REQUIREMENTS:
Of all the lines here, how many include the string "matplotlib"? Answer with the number only.
----------
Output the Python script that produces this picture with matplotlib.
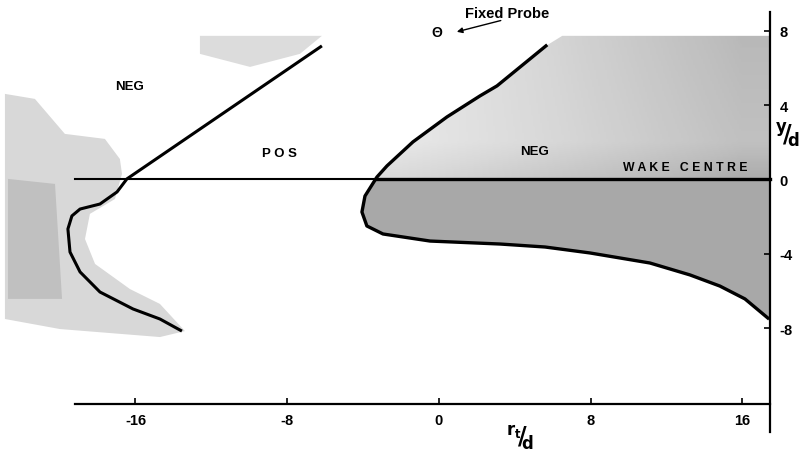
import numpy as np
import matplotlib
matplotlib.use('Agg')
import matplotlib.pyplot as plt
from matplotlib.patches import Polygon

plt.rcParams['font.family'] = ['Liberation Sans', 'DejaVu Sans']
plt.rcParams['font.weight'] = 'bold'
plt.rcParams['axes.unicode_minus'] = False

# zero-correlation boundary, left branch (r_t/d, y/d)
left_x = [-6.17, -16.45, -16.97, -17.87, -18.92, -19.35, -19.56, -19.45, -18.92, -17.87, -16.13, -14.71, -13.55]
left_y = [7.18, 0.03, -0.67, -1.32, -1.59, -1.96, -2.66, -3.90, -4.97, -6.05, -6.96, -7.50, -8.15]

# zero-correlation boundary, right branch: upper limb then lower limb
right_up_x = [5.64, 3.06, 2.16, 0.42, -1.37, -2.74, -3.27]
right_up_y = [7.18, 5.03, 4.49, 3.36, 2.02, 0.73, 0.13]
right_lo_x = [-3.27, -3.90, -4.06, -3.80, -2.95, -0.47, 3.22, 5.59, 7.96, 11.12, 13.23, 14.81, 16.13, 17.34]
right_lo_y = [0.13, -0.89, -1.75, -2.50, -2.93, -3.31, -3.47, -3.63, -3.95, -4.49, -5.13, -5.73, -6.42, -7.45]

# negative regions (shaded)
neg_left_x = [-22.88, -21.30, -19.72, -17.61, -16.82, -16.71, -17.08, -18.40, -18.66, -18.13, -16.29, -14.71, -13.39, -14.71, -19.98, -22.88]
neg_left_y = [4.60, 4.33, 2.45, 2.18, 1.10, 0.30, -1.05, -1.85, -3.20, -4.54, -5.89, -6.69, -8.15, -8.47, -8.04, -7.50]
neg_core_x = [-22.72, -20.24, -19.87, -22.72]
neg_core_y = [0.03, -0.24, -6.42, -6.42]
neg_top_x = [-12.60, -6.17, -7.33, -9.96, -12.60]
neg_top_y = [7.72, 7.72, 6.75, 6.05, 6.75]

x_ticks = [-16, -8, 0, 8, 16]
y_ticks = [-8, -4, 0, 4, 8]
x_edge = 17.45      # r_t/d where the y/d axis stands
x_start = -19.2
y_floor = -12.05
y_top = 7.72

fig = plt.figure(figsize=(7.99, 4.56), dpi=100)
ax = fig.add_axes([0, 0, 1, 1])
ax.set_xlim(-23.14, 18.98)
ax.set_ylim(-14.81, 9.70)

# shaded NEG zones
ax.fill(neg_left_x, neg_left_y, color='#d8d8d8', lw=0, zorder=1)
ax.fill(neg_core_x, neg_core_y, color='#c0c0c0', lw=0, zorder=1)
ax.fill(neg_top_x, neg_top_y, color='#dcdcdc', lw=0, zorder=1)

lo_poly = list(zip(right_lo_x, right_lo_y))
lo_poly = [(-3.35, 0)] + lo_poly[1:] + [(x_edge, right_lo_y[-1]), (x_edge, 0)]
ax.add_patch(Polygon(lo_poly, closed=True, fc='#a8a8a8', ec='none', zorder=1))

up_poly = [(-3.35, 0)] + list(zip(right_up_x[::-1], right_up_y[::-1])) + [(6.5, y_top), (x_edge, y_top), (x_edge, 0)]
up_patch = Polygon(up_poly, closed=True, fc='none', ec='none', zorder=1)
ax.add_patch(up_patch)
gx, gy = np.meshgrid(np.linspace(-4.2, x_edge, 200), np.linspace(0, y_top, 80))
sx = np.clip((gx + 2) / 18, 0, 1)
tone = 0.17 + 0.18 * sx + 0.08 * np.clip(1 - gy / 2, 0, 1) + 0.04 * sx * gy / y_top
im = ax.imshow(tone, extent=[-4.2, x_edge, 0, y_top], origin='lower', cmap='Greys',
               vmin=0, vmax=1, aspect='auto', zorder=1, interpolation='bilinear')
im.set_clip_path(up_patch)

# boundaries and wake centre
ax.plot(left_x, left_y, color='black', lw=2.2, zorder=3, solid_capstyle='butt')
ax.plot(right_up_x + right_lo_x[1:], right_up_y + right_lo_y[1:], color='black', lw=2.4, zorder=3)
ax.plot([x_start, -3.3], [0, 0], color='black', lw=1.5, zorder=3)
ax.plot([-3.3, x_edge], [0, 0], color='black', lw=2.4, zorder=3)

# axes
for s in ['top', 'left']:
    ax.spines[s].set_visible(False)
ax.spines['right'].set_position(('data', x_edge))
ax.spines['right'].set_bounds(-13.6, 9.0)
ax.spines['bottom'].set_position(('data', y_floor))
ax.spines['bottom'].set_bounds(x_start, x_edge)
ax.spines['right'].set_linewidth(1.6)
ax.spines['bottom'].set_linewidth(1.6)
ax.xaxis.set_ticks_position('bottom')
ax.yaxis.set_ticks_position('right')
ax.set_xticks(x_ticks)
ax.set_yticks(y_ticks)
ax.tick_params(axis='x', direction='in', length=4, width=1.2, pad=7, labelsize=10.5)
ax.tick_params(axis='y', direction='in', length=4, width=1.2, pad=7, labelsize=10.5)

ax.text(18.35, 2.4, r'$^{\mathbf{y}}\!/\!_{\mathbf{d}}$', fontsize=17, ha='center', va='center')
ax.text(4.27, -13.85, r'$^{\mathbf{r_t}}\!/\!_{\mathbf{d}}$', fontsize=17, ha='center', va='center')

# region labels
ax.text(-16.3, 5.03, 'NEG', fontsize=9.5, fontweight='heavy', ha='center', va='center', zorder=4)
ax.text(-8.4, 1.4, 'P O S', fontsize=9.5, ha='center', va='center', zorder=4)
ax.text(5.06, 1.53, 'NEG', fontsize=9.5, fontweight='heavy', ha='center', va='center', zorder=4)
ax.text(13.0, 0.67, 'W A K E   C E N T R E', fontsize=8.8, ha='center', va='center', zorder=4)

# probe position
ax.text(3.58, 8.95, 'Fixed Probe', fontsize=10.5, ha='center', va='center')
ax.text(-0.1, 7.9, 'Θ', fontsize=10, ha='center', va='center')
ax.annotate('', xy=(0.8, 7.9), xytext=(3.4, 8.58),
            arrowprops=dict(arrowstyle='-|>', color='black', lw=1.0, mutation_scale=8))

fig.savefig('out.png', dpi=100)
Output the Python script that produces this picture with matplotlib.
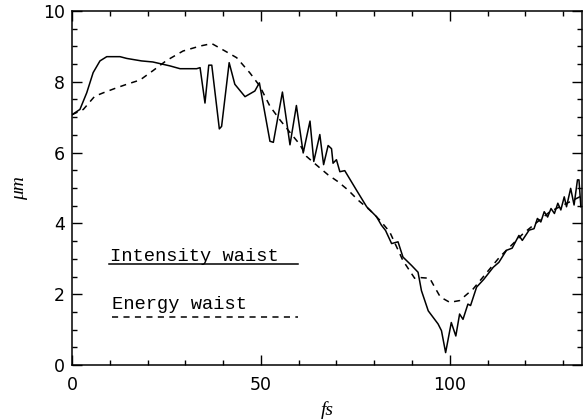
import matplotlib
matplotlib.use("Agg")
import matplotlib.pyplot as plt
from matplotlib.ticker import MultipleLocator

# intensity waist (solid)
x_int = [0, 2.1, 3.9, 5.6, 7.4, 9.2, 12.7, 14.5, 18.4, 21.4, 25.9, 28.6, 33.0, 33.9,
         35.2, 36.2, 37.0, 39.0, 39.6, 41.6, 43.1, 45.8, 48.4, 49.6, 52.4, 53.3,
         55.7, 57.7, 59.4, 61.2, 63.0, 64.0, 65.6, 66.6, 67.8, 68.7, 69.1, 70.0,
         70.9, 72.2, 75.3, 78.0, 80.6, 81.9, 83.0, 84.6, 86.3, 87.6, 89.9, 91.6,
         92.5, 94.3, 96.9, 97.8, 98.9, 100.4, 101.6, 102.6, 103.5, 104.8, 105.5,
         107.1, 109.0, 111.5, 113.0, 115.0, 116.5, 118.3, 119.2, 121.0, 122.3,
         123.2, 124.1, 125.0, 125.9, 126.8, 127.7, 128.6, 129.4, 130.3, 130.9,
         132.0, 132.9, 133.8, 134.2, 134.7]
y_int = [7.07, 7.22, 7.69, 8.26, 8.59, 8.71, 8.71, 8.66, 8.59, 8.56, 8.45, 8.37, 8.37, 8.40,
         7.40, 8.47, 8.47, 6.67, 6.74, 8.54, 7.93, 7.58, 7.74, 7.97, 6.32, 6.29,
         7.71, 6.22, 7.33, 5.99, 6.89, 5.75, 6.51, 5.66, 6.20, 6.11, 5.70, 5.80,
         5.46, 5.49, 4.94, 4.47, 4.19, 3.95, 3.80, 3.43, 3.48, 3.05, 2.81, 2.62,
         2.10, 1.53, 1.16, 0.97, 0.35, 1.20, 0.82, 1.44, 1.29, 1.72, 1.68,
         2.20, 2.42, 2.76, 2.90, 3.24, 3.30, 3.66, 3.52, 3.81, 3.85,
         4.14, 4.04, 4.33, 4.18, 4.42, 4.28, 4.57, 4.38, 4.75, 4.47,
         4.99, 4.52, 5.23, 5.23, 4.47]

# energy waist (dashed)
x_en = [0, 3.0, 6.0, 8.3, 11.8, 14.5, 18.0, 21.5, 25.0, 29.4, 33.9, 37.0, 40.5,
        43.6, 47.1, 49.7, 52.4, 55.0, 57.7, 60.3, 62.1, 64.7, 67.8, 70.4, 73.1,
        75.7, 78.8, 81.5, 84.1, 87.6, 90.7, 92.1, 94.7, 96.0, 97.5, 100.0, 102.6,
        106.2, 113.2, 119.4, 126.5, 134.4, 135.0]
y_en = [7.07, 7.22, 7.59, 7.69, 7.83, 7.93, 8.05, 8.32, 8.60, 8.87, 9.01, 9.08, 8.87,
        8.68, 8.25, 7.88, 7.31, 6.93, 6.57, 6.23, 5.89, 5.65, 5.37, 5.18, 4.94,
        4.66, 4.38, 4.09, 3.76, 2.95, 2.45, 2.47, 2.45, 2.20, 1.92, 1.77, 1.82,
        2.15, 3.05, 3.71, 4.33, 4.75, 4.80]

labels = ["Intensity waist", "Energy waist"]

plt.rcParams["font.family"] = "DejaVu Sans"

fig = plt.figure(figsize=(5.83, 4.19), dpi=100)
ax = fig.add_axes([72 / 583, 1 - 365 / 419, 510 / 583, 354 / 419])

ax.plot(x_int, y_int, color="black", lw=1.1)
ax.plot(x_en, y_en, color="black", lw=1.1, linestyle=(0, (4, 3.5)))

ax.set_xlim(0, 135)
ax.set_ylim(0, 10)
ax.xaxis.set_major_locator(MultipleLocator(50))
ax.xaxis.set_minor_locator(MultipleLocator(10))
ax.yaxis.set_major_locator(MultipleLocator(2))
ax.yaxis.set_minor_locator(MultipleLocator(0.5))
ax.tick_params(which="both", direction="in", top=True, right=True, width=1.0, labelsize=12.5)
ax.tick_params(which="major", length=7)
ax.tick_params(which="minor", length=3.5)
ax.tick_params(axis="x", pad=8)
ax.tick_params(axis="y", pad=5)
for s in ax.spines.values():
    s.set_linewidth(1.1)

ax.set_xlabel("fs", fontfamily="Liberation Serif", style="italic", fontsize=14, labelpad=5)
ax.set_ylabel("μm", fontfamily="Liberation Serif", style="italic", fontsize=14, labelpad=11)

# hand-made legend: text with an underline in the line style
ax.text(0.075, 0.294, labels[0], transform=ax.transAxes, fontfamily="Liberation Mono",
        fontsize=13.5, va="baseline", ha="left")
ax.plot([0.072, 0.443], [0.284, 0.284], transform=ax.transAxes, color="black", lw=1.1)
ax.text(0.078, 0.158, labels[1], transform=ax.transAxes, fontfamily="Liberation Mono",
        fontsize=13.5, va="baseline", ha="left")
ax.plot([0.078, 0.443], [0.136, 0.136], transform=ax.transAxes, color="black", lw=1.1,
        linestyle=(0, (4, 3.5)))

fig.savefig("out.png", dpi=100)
----------
RESPONSE TO THE TASK:
10